Democracia brasileira se defronta com dualidade entre governabilidade e representatividade, diz pesquisador



Para o professor e pesquisador Lúcio Rennó, da Universidade de Brasília (UnB), uma das questões recorrentes na literatura especializada sobre ciência política, quando se trata dos desenhos institucionais de regimes democráticos, é a dualidade entre governabilidade e representatividade. Rennó fez a afirmação nesta terça-feira (25), durante o ciclo de debates O Poder Legislativo no Mundo Contemporâneo, promovido pelo Senado.

Segundo o professor, há desenhos institucionais que privilegiam a governabilidade, "ou seja, a tomada de decisão", e há os que privilegiam a representatividade, "de forma a dar mais espaço à variedade de vozes que existe na sociedade". Ele assinalou ainda que essa discussão envolve, entre outros assuntos, a reforma política e os sistemas eleitoral e partidário.

Rennó explicou que o foco de alguns cientistas políticos na governabilidade teria origem no golpe militar de 1964. Para esses pesquisadores, ressaltou ele, a paralisia do sistema decisório - que inclui o Congresso Nacional - seria uma das causas do golpe. Por causa disso, o temor de que uma nova paralisia leve a uma nova ruptura institucional se tornou uma das preocupações fundamentais dos que privilegiam a governabilidade.

No entanto, o cientista político Fábio Wanderley Reis, da Universidade Federal de Minas Gerais (UFMG), que também participou do debate, contestou tal visão. Ele argumentou que o golpe teria ocorrido "mesmo que o Congresso, naquela ocasião, fosse janguista", referindo-se ao presidente da República deposto pelos militares, João Goulart. O professor da UFMG disse que o golpe "não aconteceu por ameaça de paralisia decisória e, sim, por ameaça de subversão".

O próprio Rennó alertou para o fato de que a governabilidade, por si só, não garante a "qualidade da democracia". Ele citou o caso dos Estados Unidos, "nos quais a dominância de um partido [no que se refere às indicações para o Judiciário daquele país] teve resultados muito negativos para a democracia norte-americana".

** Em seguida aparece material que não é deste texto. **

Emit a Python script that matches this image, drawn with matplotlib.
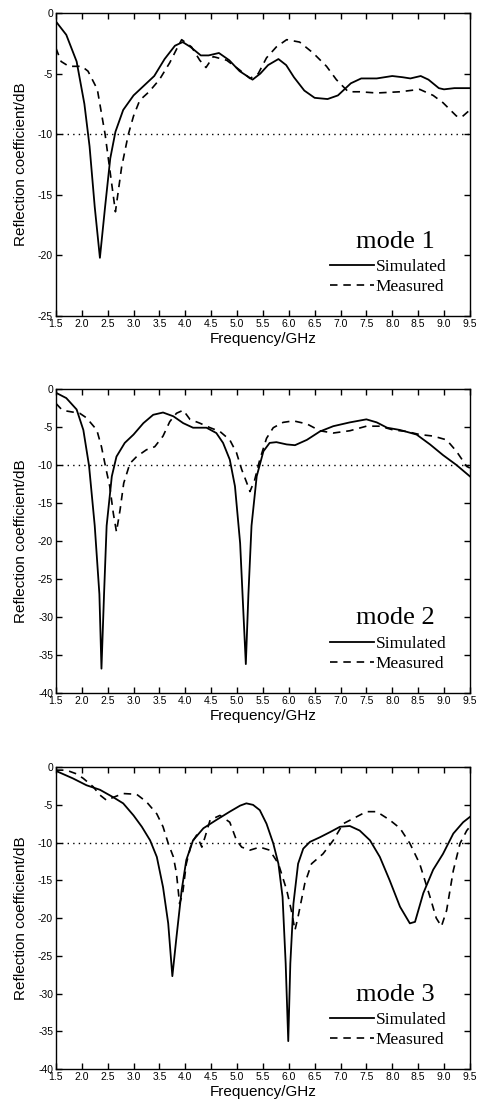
import numpy as np
import matplotlib
matplotlib.use('Agg')
import matplotlib.pyplot as plt

# --- DATA ---
# mode 1
f_sim1 = [1.5, 1.7, 1.9, 2.05, 2.15, 2.25, 2.35, 2.45, 2.55, 2.65, 2.8, 3.0, 3.2, 3.4, 3.6, 3.8,
          3.95, 4.1, 4.3, 4.45, 4.65, 4.85, 5.05, 5.3, 5.45, 5.6, 5.8, 5.95, 6.1, 6.3, 6.5, 6.75,
          6.95, 7.2, 7.4, 7.7, 8.0, 8.2, 8.35, 8.55, 8.7, 8.9, 9.0, 9.2, 9.5]
s_sim1 = [-0.7, -1.8, -4.0, -7.5, -11.0, -16.0, -20.2, -16.0, -12.0, -9.8, -8.0, -6.8, -6.0, -5.2, -3.8, -2.7,
          -2.4, -2.8, -3.5, -3.5, -3.3, -3.9, -4.8, -5.5, -5.0, -4.3, -3.8, -4.3, -5.3, -6.4, -7.0, -7.1,
          -6.8, -5.8, -5.4, -5.4, -5.2, -5.3, -5.4, -5.2, -5.5, -6.2, -6.3, -6.2, -6.2]
f_meas1 = [1.5, 1.6, 1.75, 2.0, 2.12, 2.3, 2.45, 2.55, 2.65, 2.77, 2.9, 3.0, 3.12, 3.3, 3.5, 3.7,
           3.83, 3.93, 4.12, 4.28, 4.4, 4.54, 4.8, 5.05, 5.25, 5.41, 5.57, 5.76, 5.96, 6.21, 6.47,
           6.73, 6.92, 7.15, 7.37, 7.7, 8.15, 8.53, 8.79, 8.98, 9.24, 9.34, 9.5]
s_meas1 = [-2.9, -4.0, -4.4, -4.4, -4.8, -6.3, -10.0, -13.2, -16.4, -12.7, -10.0, -8.5, -7.2, -6.5, -5.5, -4.1,
           -3.0, -2.2, -2.8, -3.9, -4.5, -3.6, -3.9, -4.7, -5.4, -5.0, -3.7, -2.8, -2.2, -2.4, -3.3,
           -4.4, -5.5, -6.5, -6.5, -6.6, -6.5, -6.3, -6.8, -7.4, -8.5, -8.6, -8.0]

# mode 2
f_sim2 = [1.5, 1.7, 1.9, 2.03, 2.14, 2.25, 2.34, 2.38, 2.43, 2.48, 2.58, 2.67, 2.83, 3.0, 3.19, 3.38,
          3.57, 3.77, 3.96, 4.15, 4.41, 4.6, 4.73, 4.86, 4.96, 5.06, 5.12, 5.17, 5.22, 5.28, 5.38,
          5.51, 5.63, 5.76, 5.96, 6.12, 6.35, 6.6, 6.86, 7.18, 7.5, 7.7, 7.9, 8.15, 8.47, 8.73,
          8.98, 9.24, 9.5]
s_sim2 = [-0.5, -1.2, -2.7, -5.4, -10.1, -18.0, -27.0, -36.8, -27.0, -18.0, -11.5, -8.9, -7.1, -6.0, -4.5, -3.4,
          -3.1, -3.6, -4.5, -5.1, -5.1, -5.8, -7.1, -9.3, -12.8, -20.3, -29.0, -36.2, -27.0, -18.0, -11.5,
          -8.2, -7.1, -7.0, -7.3, -7.4, -6.7, -5.6, -4.9, -4.4, -4.0, -4.4, -5.1, -5.4, -6.0, -7.3,
          -8.7, -10.0, -11.5]
f_meas2 = [1.5, 1.61, 1.7, 1.96, 2.09, 2.29, 2.38, 2.47, 2.54, 2.61, 2.67, 2.74, 2.81, 2.93, 3.06, 3.25,
           3.41, 3.57, 3.7, 3.83, 3.96, 4.09, 4.28, 4.48, 4.67, 4.86, 4.99, 5.09, 5.18, 5.25, 5.34,
           5.44, 5.57, 5.7, 5.89, 6.09, 6.35, 6.6, 6.86, 7.18, 7.5, 7.76, 8.02, 8.28, 8.53, 8.79,
           9.05, 9.24, 9.44, 9.5]
s_meas2 = [-1.9, -2.7, -2.9, -3.2, -3.8, -5.4, -7.6, -10.6, -12.8, -16.4, -18.8, -15.9, -12.4, -9.8, -8.9, -8.0,
           -7.6, -6.2, -4.3, -3.2, -2.8, -4.0, -4.5, -5.1, -5.6, -6.7, -8.4, -10.6, -12.2, -13.5, -12.0,
           -9.3, -6.5, -5.1, -4.4, -4.2, -4.6, -5.5, -5.8, -5.5, -4.9, -4.9, -5.4, -5.6, -6.0, -6.2,
           -6.7, -8.2, -10.2, -10.4]

# mode 3
f_sim3 = [1.5, 1.83, 2.09, 2.35, 2.61, 2.8, 3.0, 3.16, 3.32, 3.45, 3.57, 3.67, 3.75, 3.83, 3.93, 4.02,
          4.15, 4.35, 4.6, 4.86, 5.06, 5.18, 5.31, 5.44, 5.57, 5.7, 5.8, 5.88, 5.94, 5.99, 6.03,
          6.09, 6.18, 6.28, 6.41, 6.6, 6.8, 6.99, 7.18, 7.37, 7.57, 7.76, 7.95, 8.15, 8.34, 8.44,
          8.6, 8.79, 8.98, 9.18, 9.37, 9.5]
s_sim3 = [-0.5, -1.5, -2.4, -3.0, -4.0, -4.8, -6.4, -7.9, -9.7, -11.9, -15.9, -20.7, -27.7, -22.5, -16.3, -12.3,
          -9.7, -8.1, -7.0, -5.9, -5.1, -4.8, -5.0, -5.7, -7.5, -10.1, -12.8, -17.2, -26.0, -36.3, -26.0,
          -18.1, -12.8, -10.8, -9.9, -9.3, -8.6, -7.9, -7.8, -8.4, -9.7, -11.9, -15.0, -18.5, -20.7, -20.5,
          -16.7, -13.6, -11.5, -8.8, -7.3, -6.6]
f_meas3 = [1.5, 1.7, 1.9, 2.03, 2.22, 2.35, 2.48, 2.61, 2.8, 3.06, 3.25, 3.45, 3.57, 3.67, 3.77, 3.83,
           3.89, 3.95, 4.02, 4.12, 4.22, 4.32, 4.38, 4.48, 4.67, 4.86, 4.99, 5.09, 5.25, 5.44, 5.63,
           5.8, 5.96, 6.05, 6.12, 6.18, 6.31, 6.44, 6.66, 6.86, 7.05, 7.25, 7.5, 7.7, 7.95, 8.15,
           8.34, 8.53, 8.73, 8.85, 8.95, 9.05, 9.18, 9.31, 9.44, 9.5]
s_meas3 = [-0.4, -0.4, -0.9, -1.5, -2.6, -3.7, -4.4, -4.0, -3.5, -3.6, -4.6, -6.2, -7.9, -10.1, -11.9, -14.1,
           -18.1, -16.7, -12.8, -10.1, -9.0, -10.6, -9.3, -7.0, -6.4, -7.3, -9.7, -10.6, -11.0, -10.6, -11.0,
           -12.8, -16.3, -19.0, -21.6, -19.8, -15.4, -12.8, -11.5, -9.7, -7.5, -6.8, -5.9, -5.9, -7.0, -8.1,
           -10.1, -12.8, -17.2, -20.0, -21.1, -19.0, -13.7, -10.1, -8.4, -7.9]

x_ticks = [1.5, 2.0, 2.5, 3.0, 3.5, 4.0, 4.5, 5.0, 5.5, 6.0, 6.5, 7.0, 7.5, 8.0, 8.5, 9.0, 9.5]
modes = ['mode 1', 'mode 2', 'mode 3']
y_mins = [-25, -40, -40]
threshold = -10

panels = [
    (f_sim1, s_sim1, f_meas1, s_meas1),
    (f_sim2, s_sim2, f_meas2, s_meas2),
    (f_sim3, s_sim3, f_meas3, s_meas3),
]

SANS = 'Liberation Sans'
SERIF = 'Liberation Serif'

fig = plt.figure(figsize=(4.78, 11.10), dpi=100)
# axes boxes in figure fractions [left, bottom, width, height]
boxes = [
    [0.117, 0.7153, 0.866, 0.273],
    [0.117, 0.3757, 0.866, 0.2739],
    [0.117, 0.0369, 0.866, 0.272],
]

for i, (fs, ss, fm, sm) in enumerate(panels):
    ax = fig.add_axes(boxes[i])
    ax.plot(fs, ss, 'k-', lw=1.3, label='Simulated')
    ax.plot(fm, sm, 'k--', lw=1.2, dashes=(4.5, 3.5), label='Measured')
    ax.axhline(threshold, color='k', ls=(0, (1, 3)), lw=1.0)

    ax.set_xlim(1.5, 9.5)
    ax.set_ylim(y_mins[i], 0)
    ax.set_xticks(x_ticks)
    ax.set_xticklabels([f'{t:.1f}' for t in x_ticks])
    y_ticks = list(range(y_mins[i], 1, 5))
    ax.set_yticks(y_ticks)
    ax.set_yticklabels([str(t) for t in y_ticks])
    ax.tick_params(direction='in', top=True, right=True, length=4, width=1,
                   labelsize=7.5, pad=2)
    for lbl in ax.get_xticklabels() + ax.get_yticklabels():
        lbl.set_family(SANS)
    for sp in ax.spines.values():
        sp.set_linewidth(1.0)

    ax.set_xlabel('Frequency/GHz', family=SANS, fontsize=11, labelpad=2)
    ax.set_ylabel('Reflection coefficient/dB', family=SANS, fontsize=11, labelpad=7.5)

    ax.text(0.82, 0.245, modes[i], transform=ax.transAxes, family=SERIF,
            fontsize=19, ha='center', va='center')
    ax.legend(loc='lower right', bbox_to_anchor=(0.973, 0.03), frameon=False,
              prop={'family': SERIF, 'size': 12.5}, handlelength=2.5,
              handletextpad=0.12, labelspacing=0.2, borderaxespad=0.3)

fig.savefig('out.png', dpi=100)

Presidencialismo de coalizão

Segundo o professor da UnB, é fundamental, nessas discussões, o conceito de "presidencialismo de coalizão", que associa, de um lado, o sistema presidencialista, e, de outro, o multipartidarismo - inclusive porque é em meio a essa variedade de partidos que o Executivo tenta consolidar sua base no Congresso Nacional.

Rennó ressaltou que há pesquisadores que defendem o presidencialismo de coalizão, pois esse sistema garantiria ao país governabilidade; outros que o criticam porque, com o multipartidarismo, haveria "altos custos" na formação e na manutenção da base governista, sob a forma, por exemplo, de liberação de emendas ao Orçamento (e essa visão, segundo Rennó, seria mais receptiva às propostas de reforma política).

O professor acrescentou que há ainda os que apresentam uma visão intermediária, reconhecendo os "ganhos de governabilidade, mas também apontando problemas"; e os que analisam o presidencialismo de coalizão "a partir do debate entre 'ação unilateral' versus 'delegação'". Nessa última abordagem, em alguns momentos o Executivo agiria de forma unilateral, arbitrária, à margem do Legislativo, ao utilizar, por exemplo, a edição de medidas provisórias, enquanto em outros momentos ocorreria uma "delegação" por parte do Congresso Nacional, pois o Executivo agiria de acordo com os interesses do Legislativo, inclusive quando edita medidas provisórias.

Para o professor da UnB, é necessário questionar o conceito de presidencialismo de coalizão, porque, entre outras razões, esse sistema não funciona da mesma forma em todos os momentos. Rennó também afirmou que esse sistema tem limites, "e o que garante o 'sucesso governativo' ou representativo são detalhes institucionais que não são pouco importantes". Ele defendeu ainda que o presidencialismo de coalizão seja "expandido" para a análise de outros países, como alguns da América do Sul, e não apenas para o momento atual no Brasil, estendendo-se para o período entre 1946 e 1964.